MINNEAPOLIS — George Floyd's family filed a lawsuit Wednesday against the city of Minneapolis and the four police officers charged in his death, alleging the officers violated Floyd's rights when they restrained him and that the city allowed a culture of excessive force, racism and impunity to flourish in its police force.
The lawsuit came the same day that members of a city charter commission took public comments on a proposal to dismantle the Minneapolis Police Department. Many residents strongly favored putting the proposal to a citywide vote in November.
The civil rights lawsuit, filed in U.S. District Court in Minnesota, was announced by attorney Ben Crump and other lawyers representing Floyd's family members. It seeks compensatory and special damages in an amount to be determined by a jury.

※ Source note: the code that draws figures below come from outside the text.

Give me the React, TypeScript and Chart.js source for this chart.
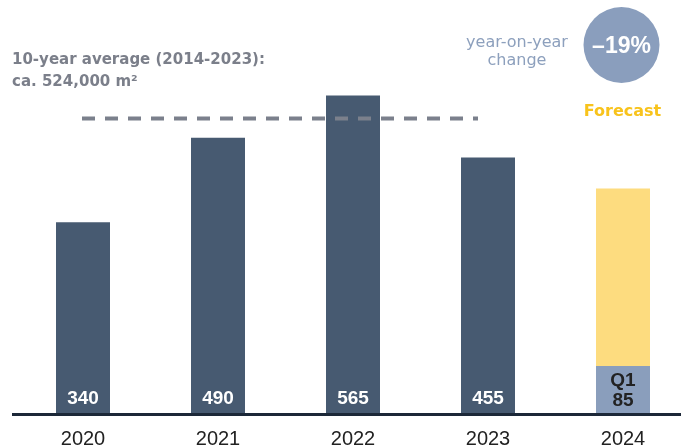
import React, { useEffect, useRef } from "react";
import { Chart, registerables } from "chart.js";

Chart.register(...registerables);

const categories = ["2020", "2021", "2022", "2023", "2024"];
const actualValues = [340, 490, 565, 455, null];
const q1Values = [null, null, null, null, 85];
const forecastRest = [null, null, null, null, 315];
const averageValue = 524;
const avgLine1 = "10-year average (2014-2023):";
const avgLine2 = "ca. 524,000 m²";
const yoyLine1 = "year-on-year";
const yoyLine2 = "change";
const yoyValue = "–19%";
const forecastLabel = "Forecast";
const q1Label = "Q1";

const DARK = "#475a71";
const Q1BLUE = "#8a9ebc";
const YELLOW = "#fddc7f";
const GREY = "#7b7f8a";

const overlayPlugin = {
  id: "overlay",
  afterDatasetsDraw(chart: any) {
    const { ctx } = chart;
    const x = chart.scales.x;
    const y = chart.scales.y;
    const base = y.getPixelForValue(0);
    ctx.save();
    // axis line
    ctx.strokeStyle = "#1c2838";
    ctx.lineWidth = 3;
    ctx.beginPath();
    ctx.moveTo(12, base + 0.5);
    ctx.lineTo(chart.width, base + 0.5);
    ctx.stroke();

    // average dashed line
    const ay = y.getPixelForValue(averageValue);
    ctx.strokeStyle = "#7b808c";
    ctx.lineWidth = 4;
    ctx.setLineDash([13, 10]);
    ctx.beginPath();
    ctx.moveTo(x.getPixelForValue(0) - 1, ay);
    ctx.lineTo(x.getPixelForValue(3) - 10, ay);
    ctx.stroke();
    ctx.setLineDash([]);

    // value labels
    ctx.textAlign = "center";
    ctx.textBaseline = "middle";
    ctx.font = "bold 19px 'Liberation Sans', Arial, sans-serif";
    actualValues.forEach((v, i) => {
      if (v == null) return;
      ctx.fillStyle = "#ffffff";
      ctx.fillText(String(v), x.getPixelForValue(i), base - 15);
    });
    const qi = 4;
    ctx.fillStyle = "#222222";
    ctx.fillText(q1Label, x.getPixelForValue(qi), base - 33);
    ctx.fillText(String(q1Values[qi]), x.getPixelForValue(qi), base - 13);

    // average text
    ctx.textAlign = "left";
    ctx.fillStyle = GREY;
    ctx.font = "bold 15px 'DejaVu Sans', sans-serif";
    ctx.fillText(avgLine1, 12, 60);
    ctx.fillText(avgLine2, 12, 82);

    // yoy
    const cx = x.getPixelForValue(4) - 1.5;
    ctx.textAlign = "center";
    ctx.fillStyle = "#8da0bd";
    ctx.font = "16px 'DejaVu Sans', sans-serif";
    ctx.fillText(yoyLine1, 517, 43);
    ctx.fillText(yoyLine2, 517, 61);

    ctx.fillStyle = "#8a9ebd";
    ctx.beginPath();
    ctx.arc(cx, 45, 38, 0, Math.PI * 2);
    ctx.fill();
    ctx.fillStyle = "#ffffff";
    ctx.font = "bold 23px 'Liberation Sans', Arial, sans-serif";
    ctx.fillText(yoyValue, cx, 47);

    ctx.fillStyle = "#f8c31c";
    ctx.font = "bold 16px 'DejaVu Sans', sans-serif";
    ctx.fillText(forecastLabel, cx + 1, 112);
    ctx.restore();
  },
};

export default function App() {
  const ref = useRef<HTMLCanvasElement>(null);
  useEffect(() => {
    if (!ref.current) return;
    const chart = new Chart(ref.current, {
      type: "bar",
      data: {
        labels: categories,
        datasets: [
          { label: "Actual", data: actualValues, backgroundColor: DARK },
          { label: "Q1", data: q1Values, backgroundColor: Q1BLUE },
          { label: "Forecast", data: forecastRest, backgroundColor: YELLOW },
        ],
      },
      options: {
        animation: false,
        responsive: true,
        maintainAspectRatio: false,
        layout: { padding: { left: 15.5, right: 9.5, top: 19.25, bottom: 0 } },
        datasets: { bar: { barPercentage: 0.4, categoryPercentage: 1 } },
        plugins: { legend: { display: false }, tooltip: { enabled: false } },
        scales: {
          x: {
            stacked: true,
            grid: { display: false, drawTicks: false },
            border: { display: false },
            ticks: {
              color: "#222222",
              padding: 15,
              font: { size: 20, family: "'Liberation Sans', Arial, sans-serif", lineHeight: 1 },
            },
          },
          y: { stacked: true, display: false, min: 0, max: 700 },
        },
      },
      plugins: [overlayPlugin],
    });
    return () => chart.destroy();
  }, []);
  return (
    <div style={{ position: "fixed", left: 0, top: 0, width: 681, height: 448, overflow: "hidden", background: "#fff" }}>
      <div style={{ width: 700, height: 464, position: "relative" }}>
        <canvas ref={ref} />
      </div>
    </div>
  );
}
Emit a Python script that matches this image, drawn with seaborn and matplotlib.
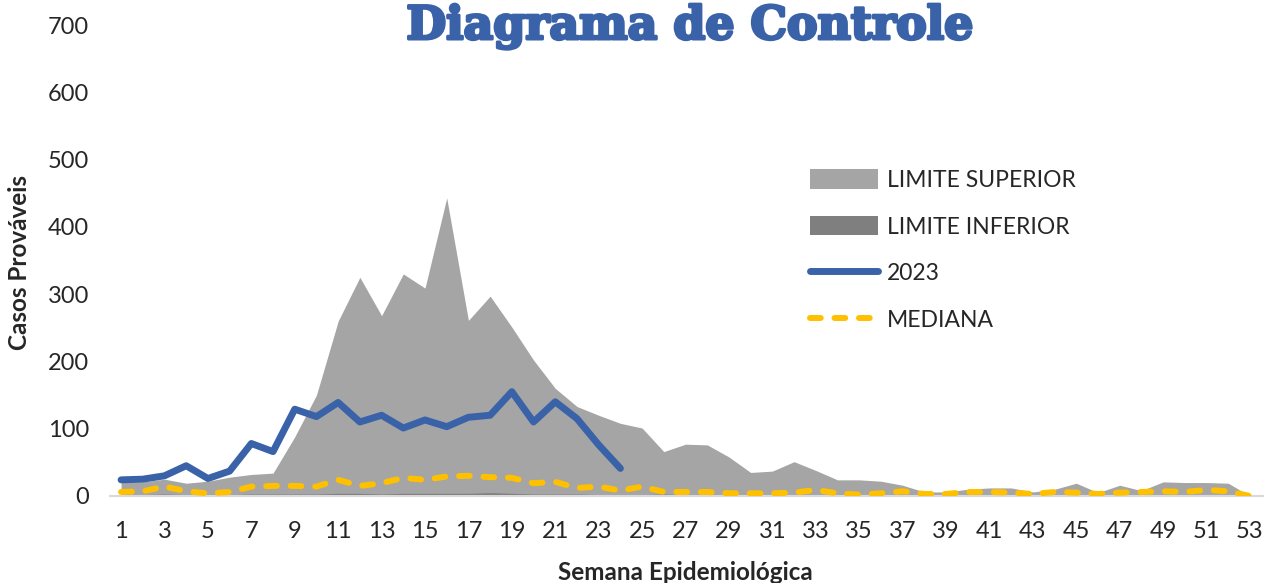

It also asks for a receiver to be appointed to ensure that the city properly trains and supervises officers in the future.
"This complaint shows what we have said all along, that Mr. Floyd died because the weight of the entire Minneapolis Police Department was on his neck," Crump said in a statement. "The City of Minneapolis has a history of policies, procedures and deliberate indifference that violates the rights of arrestees, particularly Black men, and highlights the need for officer training and discipline."
Crump said the lawsuit seeks to set a precedent "that makes it financially prohibitive for police to wrongfully kill marginalized people — especially Black people — in the future."
Mayor Jacob Frey's office said he couldn't comment on pending litigation. Interim City Attorney Erik Nilsson said the city is reviewing the lawsuit and will respond to it.
Floyd, a Black man who was handcuffed, died May 25 after Derek Chauvin, a white police officer, pressed his knee against Floyd's neck for nearly eight minutes as Floyd said he couldn't breathe. Chauvin is charged with second-degree murder, third-degree murder and manslaughter. Three other officers at the scene — Tou Thao, Thomas Lane and J. Kueng — are charged with aiding and abetting both second-degree murder and manslaughter.
All four officers were fired the day after Floyd's death, which set off protests that spread around the world and turned into a national reckoning on race in America.
Floyd's death also sparked calls to abolish the Minneapolis Police Department and replace it with a new public safety department. A majority of City Council members support the move, saying the department has a long history and culture of brutality that has resisted change. The proposal requires a change in the city charter. Most callers to the first hour of a public hearing Wednesday evening urged the charter commission to let voters decide.
The lawsuit comes on the same day that a court allowed public viewing by appointment of video from the body cameras of Lane and Kueng. A coalition of news organizations and attorneys for Lane and Kueng have been advocating to make the videos public, saying they would provide a more complete picture of what happened. The judge hasn't said why he's not allowing the video to be disseminated more widely.
According to documents in state probate court, Floyd is survived by 11 known heirs, including five children and six siblings. They live in Texas, North Carolina, Florida and New York. All but one of Floyd's children are adults. He has no living parents or grandparents. Kaarin Nelson Schaffer, named last week as the trustee for Floyd's family, is the plaintiff in the federal lawsuit.
The lawsuit takes issue with police policies and training. It says that even though neck restraints can be deadly, the police department allowed them to be used in situations in which deadly force wasn't warranted. After Floyd's death, Police Chief Medaria Arradondo said the type of restraint Chauvin had used wasn't authorized.
The lawsuit also contends that the city acted with "deliberate indifference" when it came to allowing police to use excessive force. It says the city ratified practices that allowed officers to treat Black community members differently and it fostered a culture in which officers weren't penalized for bad actions.
"It really is about trying to change the culture and behavior of policing," Crump said at a news conference. "We would have hope that George Floyd did not have to sacrifice his life to bring about these changes. But now we are here, and we are at a tipping point."
Last year, Minneapolis agreed to pay $20 million to the family of Justine Ruszczyk Damond, an unarmed woman who was shot by an officer after she called 911 to report hearing a possible crime happening behind her home.